All internships are UNPAID and START is unable to provide travel stipends or housing arrangements.
We strongly encourage and recommend that interns seek academic credit for their internship through their home institution or department, if possible.
If undertaking the internship for credit, you must indicate this on your application form. Be sure to notify your internship supervisor if you need to work more than 10 hours per work for this reason.
Applicants interested in applying for an internship for any semester other than or in addition to Spring 2019, must submit a separate application for each semester with the correct application form for that semester.
How to Apply for START Internships:

START is currently accepting applications for Spring 2019. The spring application form will be open until Sunday, November 11th, 2018 at 11:59pm. However some projects for the spring semester have an earlier application deadline of Sunday, October 28th, 2018 at 11:59pm. Late, incomplete, or applications not submitted correctly will not be considered. To access the application: click here.

Notes:

Applicants must pay close attention to the requirements of each internship they are applying for, including attendance to team meetings and minimum time commitment. Inability to attend compulsory meetings or work the minimum required hours will result in the revocation of any offer made.
Address your cover letter to the internship supervisor of your first choice project.
Failure to complete the application form in full, including the selection of 1-3 internship preferences could result in your application being rejected without further consideration.
Failure to submit the proper materials according to the directions provided in the project description could result in your application being rejected without further consideration.
Due to the high volume of applicants, only top candidates selected for an interview will be contacted.
Applicants may be asked to attend more than one interview.
Any successful candidate will be asked to respond with a firm acceptance within 48 hours of the offer being made. Failure to respond could result in the vacancy passed to another candidate.
Any questions regarding the specific requirements for the internship vacancy should be directed to the supervisor(s) listed for the project.
Any questions regarding the application process should be directed to the START Education Team at internships-start@umd.edu.
Application Materials:

All internship applicants must submit all materials in one .pdf file using the file name format:

LastName, FirstName_InternCandidate.pdf or .doc.

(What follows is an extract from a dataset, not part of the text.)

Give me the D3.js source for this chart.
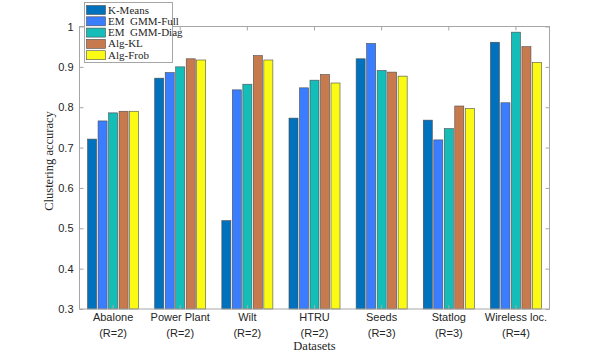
<!DOCTYPE html>
<html><head><meta charset="utf-8">
<script src="https://cdn.jsdelivr.net/npm/d3@7"></script>
<style>body{margin:0;background:#fff}svg{display:block}</style>
</head><body>
<svg id="c" width="607" height="354"></svg>
<script>
const categories = ["Abalone","Power Plant","Wilt","HTRU","Seeds","Statlog","Wireless loc."];
const subLabels = ["(R=2)","(R=2)","(R=2)","(R=2)","(R=3)","(R=3)","(R=4)"];
const seriesNames = ["K-Means","EM  GMM-Full","EM  GMM-Diag","Alg-KL","Alg-Frob"];
const kmeans  = [0.721,0.872,0.519,0.773,0.920,0.768,0.961];
const emFull  = [0.766,0.886,0.843,0.848,0.958,0.719,0.811];
const emDiag  = [0.786,0.900,0.857,0.867,0.891,0.747,0.986];
const algKL   = [0.790,0.920,0.928,0.881,0.887,0.803,0.950];
const algFrob = [0.790,0.917,0.917,0.860,0.877,0.797,0.911];
const colors  = ["#0072bd","#3a7dff","#14bdb8","#c87a4f","#fafa14"];
const yTicks  = [0.3,0.4,0.5,0.6,0.7,0.8,0.9,1];
const series = [kmeans,emFull,emDiag,algKL,algFrob];

const svg = d3.select("#c");
const L=79.5, R=549.5, T=26.5, B=309;
const x = d3.scaleBand().domain(categories).range([L,R]).padding(0);
const y = d3.scaleLinear().domain([0.3,1]).range([B,T]);
const inner = d3.scaleBand().domain(d3.range(5)).range([0, x.bandwidth()*0.76]).paddingInner(0.14);
const off = x.bandwidth()*0.12;
const axisCol = "#a6a6a6";

// bars
series.forEach((s,si)=>{
  svg.append("g").selectAll("rect").data(s).join("rect")
    .attr("x",(d,i)=>x(categories[i])+off+inner(si))
    .attr("y",d=>y(d))
    .attr("width",inner.bandwidth())
    .attr("height",d=>B-y(d))
    .attr("fill",colors[si])
    .attr("stroke","#4d4d4d").attr("stroke-width",0.6);
});

// box
svg.append("rect").attr("x",L).attr("y",T).attr("width",R-L).attr("height",B-T)
  .attr("fill","none").attr("stroke",axisCol).attr("stroke-width",1);

// axes
const yl = svg.append("g").attr("transform",`translate(${L},0)`)
  .call(d3.axisLeft(y).tickValues(yTicks).tickSize(-4).tickPadding(6).tickFormat(d=>d===1?"1":d3.format(".1f")(d)));
const yr = svg.append("g").attr("transform",`translate(${R},0)`)
  .call(d3.axisRight(y).tickValues(yTicks).tickSize(-4).tickFormat(""));
const xb = svg.append("g").attr("transform",`translate(0,${B})`)
  .call(d3.axisBottom(x).tickSize(-4).tickFormat(""));
const xt = svg.append("g").attr("transform",`translate(0,${T})`)
  .call(d3.axisTop(x).tickSize(-4).tickFormat(""));
[yl,yr,xb,xt].forEach(g=>{
  g.select(".domain").remove();
  g.selectAll("line").attr("stroke",axisCol);
});
yl.selectAll("text").attr("font-family","Liberation Sans, Arial, sans-serif").attr("font-size",11).attr("fill","#262626");

// category labels
const cl = svg.append("g");
categories.forEach((c,i)=>{
  const cx = x(c)+x.bandwidth()/2;
  cl.append("text").attr("x",cx).attr("y",321).attr("text-anchor","middle")
    .attr("font-family","Liberation Sans, Arial, sans-serif").attr("font-size",11).attr("fill","#262626").text(c);
  cl.append("text").attr("x",cx).attr("y",337).attr("text-anchor","middle")
    .attr("font-family","Liberation Sans, Arial, sans-serif").attr("font-size",11).attr("fill","#262626").text(subLabels[i]);
});

// axis titles
svg.append("text").attr("x",(L+R)/2).attr("y",350).attr("text-anchor","middle")
  .attr("font-family","Liberation Serif, Times New Roman, serif").attr("font-size",12.5).attr("fill","#262626").text("Datasets");
svg.append("text").attr("transform",`translate(53,161) rotate(-90)`).attr("text-anchor","middle")
  .attr("font-family","Liberation Serif, Times New Roman, serif").attr("font-size",12.5).attr("fill","#262626").text("Clustering accuracy");

// legend
const lg = svg.append("g");
lg.append("rect").attr("x",84.5).attr("y",2.5).attr("width",88).attr("height",60)
  .attr("fill","#fff").attr("stroke",axisCol).attr("stroke-width",1);
seriesNames.forEach((n,i)=>{
  const cy = 10 + i*11.3;
  lg.append("rect").attr("x",86.5).attr("y",cy-4.5).attr("width",19).attr("height",9)
    .attr("fill",colors[i]).attr("stroke","#4d4d4d").attr("stroke-width",0.6);
  lg.append("text").attr("x",108).attr("y",cy+3.5).attr("xml:space","preserve")
    .attr("font-family","Liberation Serif, Times New Roman, serif").attr("font-size",11).attr("fill","#262626").text(n);
});
</script>
</body></html>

 The internship application packet should include the following documents in the following order:

One page cover letter
One page resume
Official or unofficial transcript(s)
Two-page writing sample (Communications applicants must submit two writing samples.)
Note for International Students:

START welcomes applications from international students for all of our internships where US citizenship is not a requirement (see the qualifications listed for each project for details).

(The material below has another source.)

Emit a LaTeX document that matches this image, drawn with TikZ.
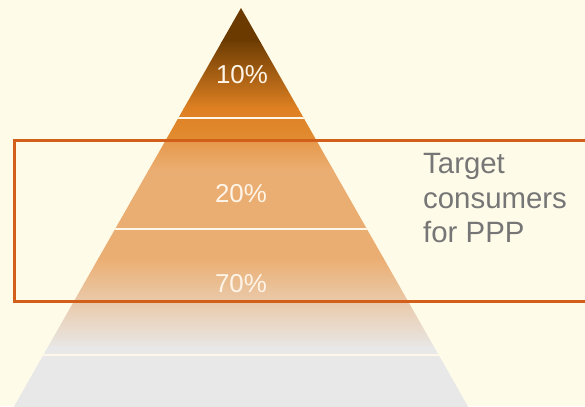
\documentclass[tikz,border=0pt]{standalone}
\usepackage{fontspec}
\setmainfont{Liberation Sans}
\definecolor{bgcream}{RGB}{255,251,233}
\definecolor{brownA}{RGB}{106,58,0}
\definecolor{brownB}{RGB}{112,62,4}
\definecolor{orangeA}{RGB}{222,128,34}
\definecolor{orangeB}{RGB}{226,140,50}
\definecolor{orangeC}{RGB}{230,152,74}
\definecolor{peach}{RGB}{235,174,114}
\definecolor{greyA}{RGB}{232,230,228}
\definecolor{greyB}{RGB}{232,232,232}
\definecolor{sepline}{RGB}{255,248,232}
\definecolor{boxline}{RGB}{210,96,26}
\definecolor{labelgrey}{RGB}{118,118,118}
\definecolor{pcttext}{RGB}{255,244,232}
\tikzset{
  band/.style={draw=none},
  sep/.style={draw=sepline, line width=2bp},
  pct/.style={text=pcttext, font=\fontsize{26}{30}\selectfont, inner sep=0pt, anchor=base},
  targetbox/.style={draw=boxline, line width=3bp},
  sidelabel/.style={text=labelgrey, font=\fontsize{29.5}{34.8}\selectfont, align=left, inner sep=0pt, anchor=north west}
}
\begin{document}
\begin{tikzpicture}[x=1bp,y=-1bp]
\useasboundingbox (0,0) rectangle (585,406);
\fill[bgcream] (0,0) rectangle (585,406);
\coordinate (apex) at (241,8);
\coordinate (bl) at (12,410);
\coordinate (br) at (470,410);
\begin{scope}
  \clip (apex) -- (br) -- (bl) -- cycle;
  \fill[brownA] (0,0) rectangle (585,42.5);
  \shade[band, top color=brownB, bottom color=orangeA] (0,42) rectangle (585,108.5);
  \shade[band, top color=orangeA, bottom color=orangeB] (0,108) rectangle (585,140.5);
  \shade[band, top color=orangeC, bottom color=peach] (0,140) rectangle (585,170.5);
  \fill[peach] (0,170) rectangle (585,258.5);
  \shade[band, top color=peach, bottom color=greyA] (0,258) rectangle (585,346.5);
  \fill[greyB] (0,346) rectangle (585,410);
  \draw[sep] (0,118) -- (585,118);
  \draw[sep] (0,229) -- (585,229);
  \draw[sep] (0,355) -- (585,355);
\end{scope}
\draw[targetbox] (600,140) -- (14,140) -- (14,301) -- (600,301);
\node[pct] (p10) at (242,83) {10\%};
\node[pct] (p20) at (241,202) {20\%};
\node[pct] (p70) at (241,292) {70\%};
\node[sidelabel] (target) at (423,153) {Target\\consumers\\for PPP};
\end{tikzpicture}
\end{document}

It is, however, the responsibility of the applicant to ensure that their visa or immigration status permits them to undertake an unpaid internship. It is also the responsibility of the applicant to ensure that all proper paperwork, like documented approval from your home institution, is available and processed in time for the start of the internship. Failure to comply with these stipulations, or provide the paperwork required to verify your status, will result in your internship offer being rescinded without further consideration. START is unable to sponsor visas for non-US Citizens due to the short timeline of our program and the lengthy processing time for visas. Unfortunately, this largely limits our ability to accept anything other than F-1 visas on regular, not OPT, status.